Los Angeles high school history teacher Donald Singleton has nearly 30 years of teaching experience. But he still finds joy in watching the students in his Advanced Placement African American Studies class immerse themselves in the class content.
“The excitement for me is starting in Africa, and for millions and millions of Black kids, Africa is born in them,” Singleton told CBS News. “My students come in excited. They’ve done the reading. And they wonder, ‘Wow, I never learned this in any of my other classes.’”
Among its course goals, AP African American Studies attempts to help high school students realize the global impact of African societies before the transatlantic slave trade and establish a connection between Black communities in the United States and the greater African diaspora.
The College Board spent over ten years developing the course with input and direction from college faculty. The comprehensive curriculum calls on students to analyze primary sources like maps, music, literature and historical artifacts. And students who complete the course are eligible to earn college credit.

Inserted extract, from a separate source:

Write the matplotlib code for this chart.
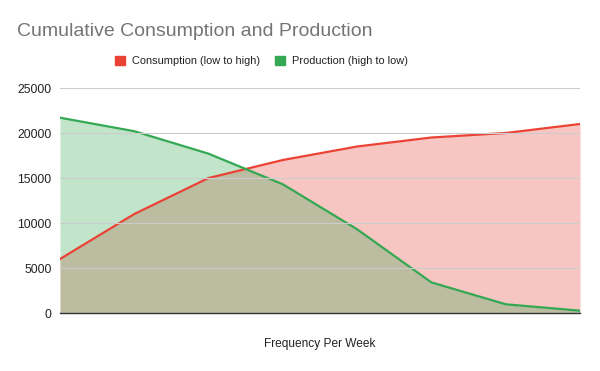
import numpy as np
import matplotlib.pyplot as plt
import matplotlib.ticker as mticker

# values (8 categories, unlabeled on x axis)
points = np.arange(8)
consumption = [6000, 11000, 15000, 17000, 18500, 19500, 20000, 21000]
production = [21700, 20200, 17700, 14300, 9300, 3400, 970, 260]

red = "#ea4335"
green = "#34a853"

plt.rcParams["font.family"] = ["Liberation Sans", "DejaVu Sans"]

fig = plt.figure(figsize=(6, 3.71), dpi=100)
ax = fig.add_axes([0.1, 0.1563, 0.8667, 0.6065])

ax.fill_between(points, consumption, color=red, alpha=0.3, linewidth=0)
ax.fill_between(points, production, color=green, alpha=0.3, linewidth=0)
ax.plot(points, consumption, color=red, linewidth=1.6, label="Consumption (low to high)")
ax.plot(points, production, color=green, linewidth=1.6, label="Production (high to low)")

ax.set_xlim(0, 7)
ax.set_ylim(0, 25000)
ax.yaxis.set_major_locator(mticker.MultipleLocator(5000))
ax.set_xticks([])
ax.tick_params(axis="y", length=0, labelsize=8.8, labelcolor="#222222", pad=6)
ax.grid(axis="y", color="#cccccc", linewidth=0.8)
ax.set_axisbelow(False)
for s in ["top", "right", "left"]:
    ax.spines[s].set_visible(False)
ax.spines["bottom"].set_color("#333333")
ax.spines["bottom"].set_linewidth(1)

ax.set_xlabel("Frequency Per Week", fontsize=8.6, color="#222222", labelpad=18)

fig.text(0.028, 0.915, "Cumulative Consumption and Production", fontsize=14,
         color="#757575", va="center")

handles = [plt.Rectangle((0, 0), 1, 1, color=red), plt.Rectangle((0, 0), 1, 1, color=green)]
fig.legend(handles, ["Consumption (low to high)", "Production (high to low)"],
           loc="center", bbox_to_anchor=(0.436, 0.835), ncol=2, frameon=False,
           fontsize=7.9, handlelength=0.9, handleheight=0.9, columnspacing=1.4,
           handletextpad=0.6, labelcolor="#222222")

plt.savefig("out.png")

Over 700 high schools across the country are currently participating in a pilot of the course before the College Board makes it available to all schools that want to participate next year.
Conservative Republicans around the country have blasted the course with criticism, standing firmly by their cause against “wokeness,” “wokeisms,” and all forms of “wokeology.” Trusty anti-woke hero, Florida governor Ron DeSantis banned the class in his state, while Arkansas’ Sarah Huckabee Sanders took a more passive-aggressive approach and won’t allow the class to count towards graduation telling Fox News the course perpetuates a “propaganda leftist agenda teaching our kids to hate America and hate one another.” But Mr. Singleton’s students say the course has given them a whole new appreciation for the contributions of their ancestors.
“There’s a major difference between having somebody tell you that you’re the ancestor of a slave family and having somebody tell you that you’re the ancestry of an advanced civilization,” junior Jordan Love told CBS News.
After Florida’s ban, the College Board revisited the curriculum and took out all of the stuff about systemic racism, the Black Lives Matter movement and reparations, a move some like Los Angeles Unified School District superintendent Alberto Carvalho have criticized as a “sanitized” version of history.
“If you want to really learn about the history of the African American experience, you cannot leave out or sanitize slavery or the civil rights movements, or the fact that our nation has criminalized activities resulting in disproportionate numbers of people of color being imprisoned,” he said.
And while Republicans fight AP African American Studies, calling it indoctrination, Mr. Singleton says at his school, where a majority of the population are students of color, the content of his course is empowering and just as important as our National Anthem.
“I inculcate my kids with the idea that you’re just as beautiful, just as brilliant, as anyone else,” he said. “If it’s not about empowerment, why do you say the Pledge of Allegiance? Why do we teach about the Declaration of Independence? Why do we teach about the Constitution? Isn’t that empowerment?”